Why “flushable” wipes aren’t really flushable

We’ve said it before, and we’ll say it again: Flushable wipes are not actually flushable.

“But Brian,” you’re asking, “The packaging on these disposable wipes clearly states that this product is, in fact, flushable. What’s the big deal?”

Marketers of disposable wipes are selling convenience. It’s easy to assume that your septic system or local sewer line is a black hole that simply swallows everything you put into it. Just toss it in and it disappears, right? It’s out of sight, and out of mind.

But there’s a lot going on behind the scenes to ensure your waste products are properly disposed of. Most wipes are made with plastic fibers. And those fibers are what keep the wipes from disintegrating immediately as toilet paper does when it gets wet.
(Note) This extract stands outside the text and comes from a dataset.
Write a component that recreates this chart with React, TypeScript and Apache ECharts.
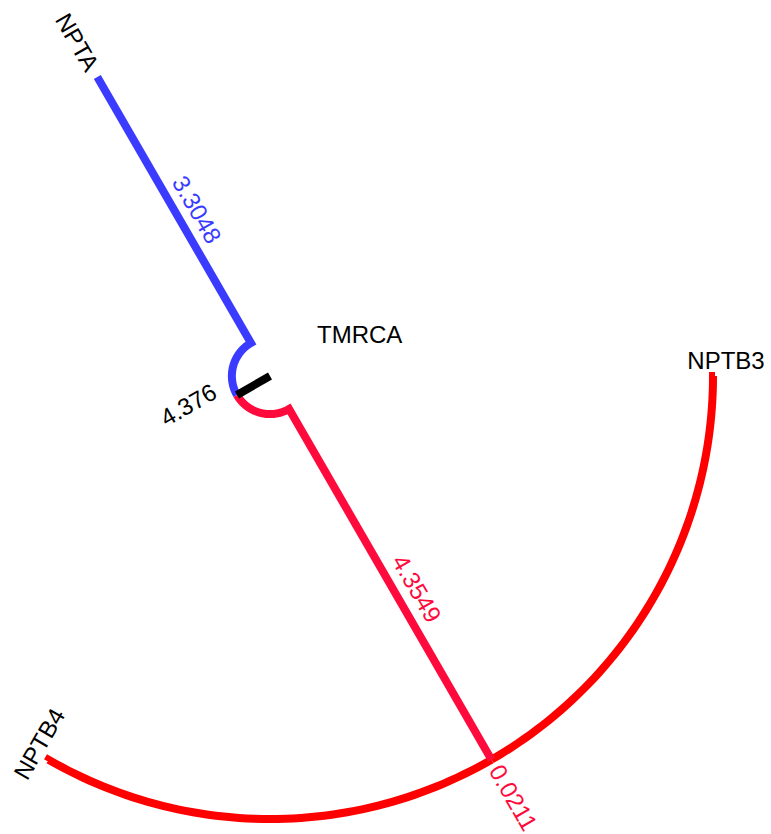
import React, { useEffect, useRef } from 'react';
import * as echarts from 'echarts';

// ---- tree data ----
const nodeNames = ['TMRCA', 'NPTA', 'B', 'NPTB3', 'NPTB4'];
const parentIndex = [-1, 0, 0, 2, 2];
const branchLengths = [0, 3.3048, 4.3549, 0.0211, 0.0211];
const tipOrder = ['NPTB3', 'NPTB4', 'NPTA']; // clockwise from 0 deg
const rootHeight = 4.376;
const tipLabels = ['', 'NPTA', '', 'NPTB3', 'NPTB4'];
const branchLabels = ['', '3.3048', '4.3549', '', ''];
const nodeLabels = ['4.376', '', '0.0211', '', ''];
const titleText = 'TMRCA';

// ---- style / layout config ----
const RADIUS_MIN = -0.41; // room for the root stub
const RADIUS_MAX = 4.43;
const FONT = '"Liberation Sans", Arial, Helvetica, sans-serif';
const FONT_SIZE = 24;
const LINE_W = 8;
const branchColors = ['#000000', '#3b3bff', '#ff0a3c', '#ff0000', '#ff0000'];
const labelColors = ['#000000', '#3b3bff', '#ff0a3c', '#ff0000', '#ff0000'];
const nodeLabelColors = ['#000000', '#000000', '#ff0a3c', '#000000', '#000000'];
// offsets: da along reading direction, db along "up" of the text
const tipLabelPos: Record<string, { da: number; db: number }> = {
  NPTA: { da: -40, db: 0 },
  NPTB3: { da: 11, db: 16 },
  NPTB4: { da: 11, db: 16 },
};
const branchLabelPos: Record<number, { da: number; db: number }> = {
  1: { da: 11, db: 20 },
  2: { da: 17, db: 21 },
};
const nodeLabelPos: Record<number, { da: number; db: number; align: string }> = {
  0: { da: -47, db: 16, align: 'center' },
  2: { da: 8, db: 0, align: 'left' },
};

// ---- layout (computed) ----
const n = nodeNames.length;
const depth: number[] = new Array(n).fill(0);
for (let i = 0; i < n; i++) {
  if (parentIndex[i] >= 0) depth[i] = depth[parentIndex[i]] + branchLengths[i];
}
const children: number[][] = nodeNames.map((_, i) =>
  parentIndex.map((p, j) => (p === i ? j : -1)).filter((j) => j >= 0)
);
const angle: number[] = new Array(n).fill(0);
tipOrder.forEach((name, k) => {
  angle[nodeNames.indexOf(name)] = (k * 360) / tipOrder.length;
});
for (let i = n - 1; i >= 0; i--) {
  const ch = children[i];
  if (ch.length) angle[i] = ch.reduce((s, c) => s + angle[c], 0) / ch.length;
}
const drawOrder = [3, 4, 2, 1, 0];
const seriesData = drawOrder.map((i) => {
  const p = parentIndex[i];
  return [depth[i], angle[i], p >= 0 ? depth[p] : RADIUS_MIN, p >= 0 ? angle[p] : angle[i], i];
});

function readRot(a: number) {
  let r = ((a % 360) + 360) % 360;
  if (r > 90 && r < 270) r -= 180;
  if (r >= 270) r -= 360;
  return r;
}

function makeText(text: string, px: number, py: number, rotDeg: number, da: number, db: number, color: string, align = 'center') {
  const t = (rotDeg * Math.PI) / 180;
  const ux = Math.cos(t), uy = Math.sin(t);
  const vx = Math.sin(t), vy = -Math.cos(t);
  return {
    type: 'text',
    x: px + da * ux + db * vx,
    y: py + da * uy + db * vy,
    rotation: -t,
    style: {
      text,
      x: 0,
      y: 0,
      fill: color,
      fontSize: FONT_SIZE,
      fontFamily: FONT,
      align,
      verticalAlign: 'middle',
    },
    z2: 10,
  };
}

export default function App() {
  const ref = useRef<HTMLDivElement>(null);
  useEffect(() => {
    const chart = echarts.init(ref.current!, null, { renderer: 'svg' });
    chart.setOption({
      animation: false,
      backgroundColor: '#ffffff',
      title: {
        text: titleText,
        left: 312,
        top: 317,
        textStyle: { fontSize: FONT_SIZE, fontWeight: 'normal', color: '#000', fontFamily: FONT },
      },
      polar: { center: [270, 376], radius: [0, 450] },
      angleAxis: { type: 'value', min: 0, max: 360, startAngle: 0, clockwise: true, show: false },
      radiusAxis: { type: 'value', min: RADIUS_MIN, max: RADIUS_MAX, show: false },
      series: [
        {
          type: 'custom',
          coordinateSystem: 'polar',
          clip: false,
          data: seriesData,
          renderItem: (params: any, api: any) => {
            const d = api.value(0), a = api.value(1), pd = api.value(2), pa = api.value(3);
            const i = api.value(4);
            const pts: number[][] = [];
            const steps = Math.max(1, Math.ceil(Math.abs(a - pa)));
            for (let k = 0; k <= steps; k++) pts.push(api.coord([pd, pa + ((a - pa) * k) / steps]));
            const tip = api.coord([d, a]);
            pts.push(tip);
            const children: any[] = [
              {
                type: 'polyline',
                shape: { points: pts },
                style: { stroke: branchColors[i], lineWidth: LINE_W, fill: null, lineJoin: 'miter', lineCap: 'butt' },
              },
            ];
            const rot = readRot(a);
            if (tipLabels[i]) {
              const o = tipLabelPos[tipLabels[i]];
              children.push(makeText(tipLabels[i], tip[0], tip[1], rot, o.da, o.db, '#000000'));
            }
            if (branchLabels[i]) {
              const s = api.coord([pd, a]);
              const o = branchLabelPos[i];
              children.push(makeText(branchLabels[i], (s[0] + tip[0]) / 2, (s[1] + tip[1]) / 2, rot, o.da, o.db, labelColors[i]));
            }
            if (nodeLabels[i]) {
              const o = nodeLabelPos[i];
              children.push(makeText(nodeLabels[i], tip[0], tip[1], rot, o.da, o.db, nodeLabelColors[i], o.align));
            }
            return { type: 'group', children };
          },
        },
      ],
    });
    return () => chart.dispose();
  }, []);
  return (
    <div
      ref={ref}
      style={{ position: 'absolute', left: 0, top: 0, width: 771, height: 834, background: '#fff' }}
    />
  );
}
In other words, the ingredient that conveniently prevents wipes from dissolving like toilet paper is exactly the problem.

“The misnomer of ‘flushable’ wipes, especially during the COVID-19 pandemic with the uptick of users, has created and worsened the problem of clogs, line breaks, overflows, and treatment plant issues in Texas, the United States, and worldwide,” says Susan Jablonski, Acting Deputy Director of TCEQ’s Enforcement Division. She adds that fats, oils, and other solids that go down the drain are attracted to these wipes, making them an even bigger issue once flushed.

Wipes can clog sewer systems, forcing crews to implement costly repairs like this one.
Wipes can clog sewer systems, forcing crews to implement costly repairs like this one.

Even though wipes will eventually break down, they don’t break down fast enough to leave your septic system or wastewater treatment facility unaffected. Huge grinders and filters at your local treatment facility will get clogged and grind to a halt. And later, even if/when a wipe does eventually break down, the polymer remains, which then chokes out aquatic life. A septic system has enzymes that break down waste, but those enzymes can’t break down the polymers in wipes.

Simply put, when you flush a wipe, you’re adding plastic to the environment. And we all know plastic takes a long time to degrade.

Oh, and one other thing: it’s not just wipes!

Workers at wastewater treatment facilities routinely find things that have no business being in the waste stream – paper towels, feminine hygiene products, bandages, facial cleansing pads, and even hair ties.

Follow the “Three Ps” principle: If it’s not poo, pee, or (toilet) paper, then dispose of it in the trash. This will keep the waste flowing as it should, which is good for everyone, and the natural environment.

It’ll also make your local wastewater treatment facility employees happy.